Damon Albarn is a side-project dynamo. Though he was surrounded by talent with Blur, the group was very much his brainchild. Almost more notable these days for leading the rock/rap group Gorillaz, Albarn has again stepped outside of his comfort zone with The Good, The Bad & The Queen. From Blur’s Brit-pop and occasional grunge feel and Gorillaz’s tight orchestral movements mashed together with overproduced background noise and rapping, Albarn has moved on to a more downtrodden and melancholy sound.
The problem with being involved in so many side projects is that, inevitably, there’s going to be a stinker. This puts The Good, The Bad & The Queen at a disadvantage from the start if every track is meticulously examined by an Albarn fan with a Gorillaz and Blur filter. Then again, to call The Good, The Bad & The Queen a mere side-project would be the equivalent of calling The Arctic Monkeys the best group out of England.
This band is a fucking supergroup. Along with the inexhaustible Albarn, the band is comprised of The Verves’ guitarist Simon Tong, former Clash bassist Paul Simonon and legendary afro-beat drummer Tony Allen. If that line-up weren’t enough, Albarn also enlists the help of Danger Mouse, one half of Gnarls Barkley and the producer of Gorillaz’s last effort Demon Days, to oversee production.
So The Good, The Bad & The Queen is its own entity, but many of their songs bear resemblance to those other projects of Albarn’s. No track stands out from the rest – a song like “Northern Whale” begs for Del tha Funkee Homosapien’s vocals, but instead is dull and lifeless as Albarn rambles alongside a subpar computerized beat.
The downfalls in The Good, The Bad & The Queen come not in what is produced, but rather in what isn’t created. Having the talented Tony Allen go underused on such a large scale is frustrating. “History Song” unfairly tricks the listener into thinking that Tony Allen’s afrobeat influence will be evident on the album – this is not the case. The track starts with a quick, finger-picking acoustic guitar interlude met with Albarn’s strained and downright depressing vocals as he screeches, “Shiver ‘cross / The estuary / Sunday’s lost / In melancholy.” The song ends with tribal-like chanting coupled with Allen’s African drums beat before heading into a chaotic mess of reverb and crashing instruments.

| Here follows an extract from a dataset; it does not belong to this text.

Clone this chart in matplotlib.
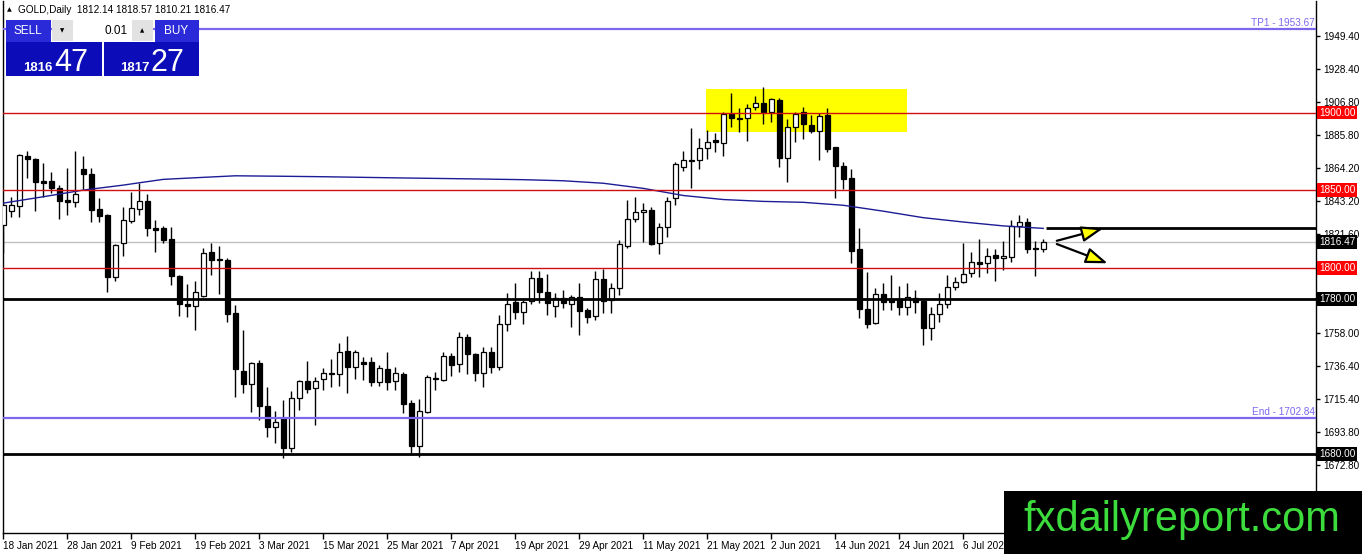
import matplotlib
matplotlib.use("Agg")
import matplotlib.pyplot as plt
from matplotlib.patches import Rectangle
from matplotlib.transforms import blended_transform_factory

plt.rcParams['font.family'] = ['Liberation Sans', 'DejaVu Sans']

# daily GOLD candles, 18 Jan 2021 .. 20 Jul 2021 (bar index 0..130)
opens = [1827.5, 1836.8, 1840.0, 1872.0, 1870.1, 1855.7, 1855.7, 1851.2, 1843.7, 1842.6,
         1863.7, 1860.4, 1837.9, 1834.0, 1793.8, 1815.8, 1830.3, 1837.7, 1843.0, 1825.6,
         1825.6, 1818.5, 1794.9, 1776.6, 1775.5, 1782.0, 1809.9, 1805.8, 1805.0, 1771.0,
         1733.6, 1724.8, 1738.4, 1711.1, 1697.5, 1703.3, 1683.6, 1715.8, 1726.8, 1722.3,
         1728.1, 1731.3, 1731.3, 1746.1, 1736.2, 1739.2, 1739.2, 1726.5, 1734.7, 1727.2,
         1731.5, 1712.6, 1685.3, 1707.2, 1728.1, 1727.6, 1743.1, 1737.7, 1755.2, 1744.2,
         1732.3, 1745.5, 1736.2, 1763.5, 1777.7, 1771.3, 1778.6, 1793.2, 1784.2, 1775.5,
         1780.3, 1776.6, 1781.3, 1772.7, 1768.9, 1792.5, 1779.2, 1786.7, 1814.2, 1831.2,
         1835.7, 1837.2, 1815.8, 1826.5, 1844.8, 1864.8, 1868.8, 1869.5, 1877.0, 1882.4,
         1880.2, 1898.9, 1895.9, 1896.3, 1903.4, 1906.4, 1900.2, 1908.1, 1870.6, 1890.9,
         1900.2, 1892.0, 1888.4, 1898.5, 1877.6, 1865.8, 1857.7, 1811.9, 1773.2, 1764.2,
         1782.9, 1779.2, 1779.2, 1774.9, 1780.3, 1778.7, 1760.9, 1770.0, 1776.4, 1787.4,
         1791.0, 1796.4, 1803.5, 1802.9, 1808.2, 1806.1, 1807.1, 1827.1, 1829.3, 1812.5,
         1812.14]
highs = [1841.7, 1845.4, 1873.3, 1875.3, 1870.6, 1867.3, 1861.5, 1853.3, 1864.1, 1875.3,
         1872.2, 1864.1, 1844.8, 1834.6, 1815.3, 1839.4, 1848.6, 1854.8, 1847.5, 1830.8,
         1826.9, 1826.1, 1795.3, 1789.5, 1791.6, 1812.9, 1815.8, 1814.0, 1806.0, 1776.0,
         1759.9, 1739.4, 1740.5, 1723.3, 1707.8, 1714.7, 1720.5, 1727.6, 1739.9, 1729.8,
         1735.2, 1741.2, 1751.3, 1756.2, 1747.0, 1742.6, 1742.2, 1737.3, 1745.5, 1736.2,
         1733.0, 1714.7, 1715.4, 1730.8, 1733.0, 1745.5, 1744.8, 1758.4, 1757.3, 1745.2,
         1749.1, 1749.1, 1769.5, 1783.5, 1789.9, 1779.2, 1798.1, 1797.9, 1795.8, 1783.5,
         1785.7, 1782.4, 1790.4, 1773.8, 1797.9, 1799.0, 1789.9, 1817.9, 1843.7, 1845.4,
         1841.5, 1839.4, 1829.0, 1845.8, 1868.4, 1875.5, 1889.9, 1883.4, 1888.8, 1886.7,
         1900.2, 1912.5, 1903.2, 1905.4, 1910.7, 1916.3, 1909.4, 1909.2, 1895.9, 1900.6,
         1903.4, 1898.5, 1899.6, 1902.8, 1878.0, 1868.4, 1863.5, 1825.4, 1797.1, 1786.7,
         1789.9, 1795.3, 1788.2, 1790.4, 1785.7, 1779.2, 1774.9, 1783.5, 1795.3, 1794.2,
         1815.8, 1810.0, 1818.3, 1812.5, 1812.1, 1817.2, 1830.8, 1834.0, 1832.3, 1817.2,
         1818.57]
lows = [1809.5, 1832.9, 1832.5, 1857.7, 1836.8, 1845.8, 1848.0, 1831.2, 1834.0, 1839.4,
        1850.8, 1829.3, 1829.7, 1784.5, 1791.6, 1807.8, 1828.6, 1834.0, 1820.6, 1810.3,
        1815.8, 1788.9, 1768.9, 1768.4, 1759.9, 1781.3, 1795.3, 1783.1, 1765.2, 1716.9,
        1719.0, 1707.2, 1701.8, 1691.1, 1686.8, 1677.1, 1681.4, 1708.3, 1719.0, 1698.6,
        1721.2, 1723.3, 1723.8, 1719.0, 1728.3, 1727.6, 1723.8, 1724.0, 1721.2, 1721.2,
        1706.2, 1679.2, 1678.1, 1706.2, 1721.2, 1727.0, 1730.2, 1732.6, 1731.3, 1727.2,
        1723.3, 1732.3, 1734.1, 1759.4, 1766.8, 1763.5, 1776.4, 1777.1, 1769.5, 1768.4,
        1773.8, 1762.0, 1756.6, 1764.2, 1766.3, 1770.6, 1770.6, 1782.4, 1812.5, 1829.7,
        1816.8, 1814.6, 1808.7, 1819.6, 1840.4, 1862.6, 1851.6, 1863.5, 1870.1, 1874.8,
        1872.0, 1890.9, 1887.7, 1881.9, 1901.7, 1892.7, 1894.2, 1865.1, 1855.5, 1881.3,
        1883.0, 1886.7, 1869.5, 1874.4, 1844.8, 1850.6, 1803.2, 1767.4, 1760.9, 1763.7,
        1772.7, 1772.7, 1769.5, 1769.5, 1770.6, 1750.2, 1753.4, 1765.2, 1774.2, 1785.7,
        1789.9, 1793.8, 1794.2, 1796.4, 1791.4, 1798.5, 1803.9, 1820.0, 1809.3, 1794.9,
        1810.21]
closes = [1840.4, 1840.4, 1872.7, 1869.9, 1855.5, 1854.8, 1851.2, 1843.2, 1842.6, 1847.5,
          1860.2, 1837.2, 1833.5, 1793.8, 1814.6, 1830.8, 1838.3, 1843.0, 1825.4, 1824.1,
          1818.1, 1794.9, 1776.4, 1775.5, 1784.2, 1809.3, 1805.0, 1804.8, 1770.2, 1734.7,
          1724.8, 1738.4, 1711.1, 1697.1, 1700.4, 1683.6, 1715.8, 1726.8, 1721.8, 1726.8,
          1731.9, 1731.9, 1745.5, 1736.2, 1745.5, 1738.1, 1726.5, 1735.2, 1726.5, 1732.3,
          1711.9, 1685.3, 1707.6, 1729.4, 1728.7, 1743.1, 1737.3, 1755.2, 1744.2, 1732.3,
          1745.5, 1736.2, 1763.5, 1776.4, 1771.3, 1778.1, 1793.2, 1784.2, 1777.1, 1780.3,
          1777.1, 1781.3, 1772.1, 1768.4, 1792.5, 1778.7, 1786.7, 1815.3, 1831.2, 1835.7,
          1837.2, 1815.1, 1826.5, 1843.2, 1866.7, 1869.5, 1869.5, 1877.0, 1881.3, 1880.9,
          1898.9, 1896.3, 1896.3, 1903.2, 1906.4, 1900.2, 1908.6, 1870.6, 1890.5, 1898.9,
          1892.5, 1888.2, 1897.8, 1876.5, 1865.8, 1857.0, 1811.0, 1773.2, 1763.7, 1782.9,
          1778.1, 1778.1, 1774.9, 1781.3, 1778.1, 1760.9, 1770.0, 1776.4, 1787.4, 1790.6,
          1795.8, 1803.5, 1802.4, 1807.8, 1806.1, 1807.6, 1826.9, 1829.3, 1811.9, 1811.9,
          1816.47]

# moving average at some bars
ma_idx = [0, 5, 10, 15, 17, 20, 25, 29, 35, 40, 50, 60, 65, 70, 75, 80, 85, 90, 95,
          100, 105, 110, 115, 120, 125, 130]
ma_val = [1841.7, 1845.8, 1850.1, 1853.3, 1854.8, 1857.0, 1858.3, 1859.3, 1859.0, 1858.7,
          1857.9, 1857.2, 1856.8, 1856.1, 1854.5, 1851.2, 1846.6, 1844.0, 1842.8,
          1842.2, 1840.3, 1836.5, 1832.3, 1829.5, 1827.0, 1825.4]

red_levels = [1900.0, 1850.0, 1800.0]
black_levels = [1780.0, 1680.0]
tp1 = 1953.67
end_level = 1702.84
bid = 1816.47
short_level = 1825.6

ytick_vals = [1949.40, 1928.40, 1906.80, 1885.80, 1864.20, 1843.20, 1821.60,
              1758.00, 1736.40, 1715.40, 1693.80, 1672.80]
xtick_pos = [0, 8, 16, 24, 32, 40, 48, 56, 64, 72, 80, 88, 96, 104, 112, 120]
xtick_lab = ['18 Jan 2021', '28 Jan 2021', '9 Feb 2021', '19 Feb 2021', '3 Mar 2021',
             '15 Mar 2021', '25 Mar 2021', '7 Apr 2021', '19 Apr 2021', '29 Apr 2021',
             '11 May 2021', '21 May 2021', '2 Jun 2021', '14 Jun 2021', '24 Jun 2021',
             '6 Jul 2021']

W, H = 1362, 554
fig = plt.figure(figsize=(W / 100, H / 100), dpi=100)
ax = fig.add_axes([3 / W, 21 / H, (1316 - 3) / W, 532 / H])
ax.set_xlim(-0.04, 164.1)
ax.set_ylim(1629.0, 1972.0)

# yellow zone behind the candles
ax.add_patch(Rectangle((87.8, 1887.5), 25.2, 27.7, fc='#ffff00', ec='none', zorder=0.5))

idx = list(range(len(opens)))
ax.vlines(idx, lows, highs, color='black', lw=1, zorder=2)
bottoms = [min(o, c) for o, c in zip(opens, closes)]
heights = [max(abs(c - o), 0.6) for o, c in zip(opens, closes)]
fills = ['white' if c >= o else 'black' for o, c in zip(opens, closes)]
ax.bar(idx, heights, bottom=bottoms, width=0.6, color=fills, edgecolor='black',
       linewidth=0.9, zorder=3)

ax.plot(ma_idx, ma_val, color='#1c1c96', lw=1, zorder=4)

# horizontal levels
for lv in red_levels:
    ax.axhline(lv, color='#d01010', lw=1, zorder=5)
for lv in black_levels:
    ax.axhline(lv, color='black', lw=2, zorder=5)
ax.axhline(bid, color='#c0c0c0', lw=1, zorder=1)
ax.axhline(tp1, color='#7b68ee', lw=1.6, zorder=5)
ax.axhline(end_level, color='#7b68ee', lw=1.6, zorder=5)
ax.hlines(short_level, 130.3, 164.1, color='black', lw=2, zorder=5)

tr = blended_transform_factory(ax.transAxes, ax.transData)
ax.text(0.999, tp1 + 0.8, 'TP1 - 1953.67', transform=tr, ha='right', va='bottom',
        color='#7b68ee', fontsize=7.2)
ax.text(0.999, end_level + 0.8, 'End - 1702.84', transform=tr, ha='right', va='bottom',
        color='#7b68ee', fontsize=7.2)

# arrows
for tip in [(137.5, 1825.4), (138.05, 1802.9)]:
    start = (131.7, 1817.4) if tip[1] > 1810 else (131.7, 1815.3)
    ax.annotate('', xy=tip, xytext=start,
                arrowprops=dict(arrowstyle='-|>,head_length=1.1,head_width=0.4',
                                fc='#ffff00', ec='black', lw=1.6, mutation_scale=12,
                                shrinkA=0, shrinkB=0), zorder=6)

# axes styling
for s in ['top']:
    ax.spines[s].set_visible(False)
for s in ['left', 'right', 'bottom']:
    ax.spines[s].set_linewidth(1)
ax.yaxis.tick_right()
ax.set_yticks(ytick_vals)
ax.set_yticklabels(['%.2f' % v for v in ytick_vals])
ax.tick_params(axis='y', direction='out', length=3, width=1, pad=2, labelsize=7.2)
ax.set_xticks(xtick_pos)
ax.set_xticklabels(xtick_lab, ha='left')
ax.tick_params(axis='x', direction='out', length=4, width=1, pad=2, labelsize=7.2)

# price boxes on the axis
boxes = [(1900.0, '#ff0000'), (1850.0, '#ff0000'), (1800.0, '#ff0000'),
         (1780.0, 'black'), (1680.0, 'black'), (bid, 'black')]
for lv, col in boxes:
    ax.text(1.0022, lv, '%.2f' % lv, transform=tr, ha='left', va='center', color='white',
            fontsize=7.2, bbox=dict(boxstyle='square,pad=0.18', fc=col, ec='none'),
            zorder=7)


def px_rect(x, y, w, h, col, z=10):
    fig.add_artist(Rectangle((x / W, 1 - (y + h) / H), w / W, h / H,
                             transform=fig.transFigure, fc=col, ec='none', zorder=z))


def px_text(x, y, s, **kw):
    fig.text(x / W, 1 - y / H, s, zorder=12, **kw)


# header
px_text(7, 10, '\u25b2', fontsize=4.5, va='center', family='DejaVu Sans')
px_text(18, 10, 'GOLD,Daily  1812.14 1818.57 1810.21 1816.47', fontsize=7.2, va='center')

# one-click trading panel
px_rect(6, 20, 45, 22, '#2a2ad8')
px_rect(155, 20, 44, 22, '#2a2ad8')
px_rect(52, 20, 101, 21, '#ffffff')
px_rect(52, 20, 21, 21, '#e2e2e2')
px_rect(132, 20, 21, 21, '#e2e2e2')
px_rect(6, 42, 96, 34, '#0c0cb8')
px_rect(104, 42, 95, 34, '#0c0cb8')
px_text(28, 30.5, 'SELL', fontsize=8.5, color='white', ha='center', va='center')
px_text(176, 30.5, 'BUY', fontsize=8.5, color='white', ha='center', va='center')
px_text(62, 30.5, '\u25bc', fontsize=4, ha='center', va='center', family='DejaVu Sans')
px_text(142, 30.5, '\u25b2', fontsize=4, ha='center', va='center', family='DejaVu Sans')
px_text(128, 30.5, '0.01', fontsize=8.5, ha='right', va='center')
px_text(23, 71, '1816', fontsize=9.5, fontweight='bold', color='white', va='baseline')
px_text(54, 71, '47', fontsize=22, color='white', va='baseline')
px_text(120, 71, '1817', fontsize=9.5, fontweight='bold', color='white', va='baseline')
px_text(151, 71, '27', fontsize=22, color='white', va='baseline')

# watermark
px_rect(1004, 491, 358, 63, 'black', z=20)
fig.text(1182 / W, 1 - 520 / H, 'fxdailyreport.com', ha='center', va='center',
         fontsize=30, color='#3ddc3d', family='Liberation Sans', zorder=21)

fig.savefig('out.png', dpi=100, facecolor='white')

The ghost of Blur may sometimes loom large, such as in the album’s closing track, when it’s impossible not to expect a blistering guitar solo out of Graham Coxon. But it’s ultimately Tong who strangleholds the guitar section while Albarn’s ferocious, quickening piano riffs hold down the song’s seven minutes. Standing on its own without the comparisons to Blur and the Gorillaz, The Good, The Bad & The Queen would be a fine album with a lot of promise for future recordings. Still, when you consider the wealth of talent packed into this one group, however, it’s disappointing that something better couldn’t have been produced.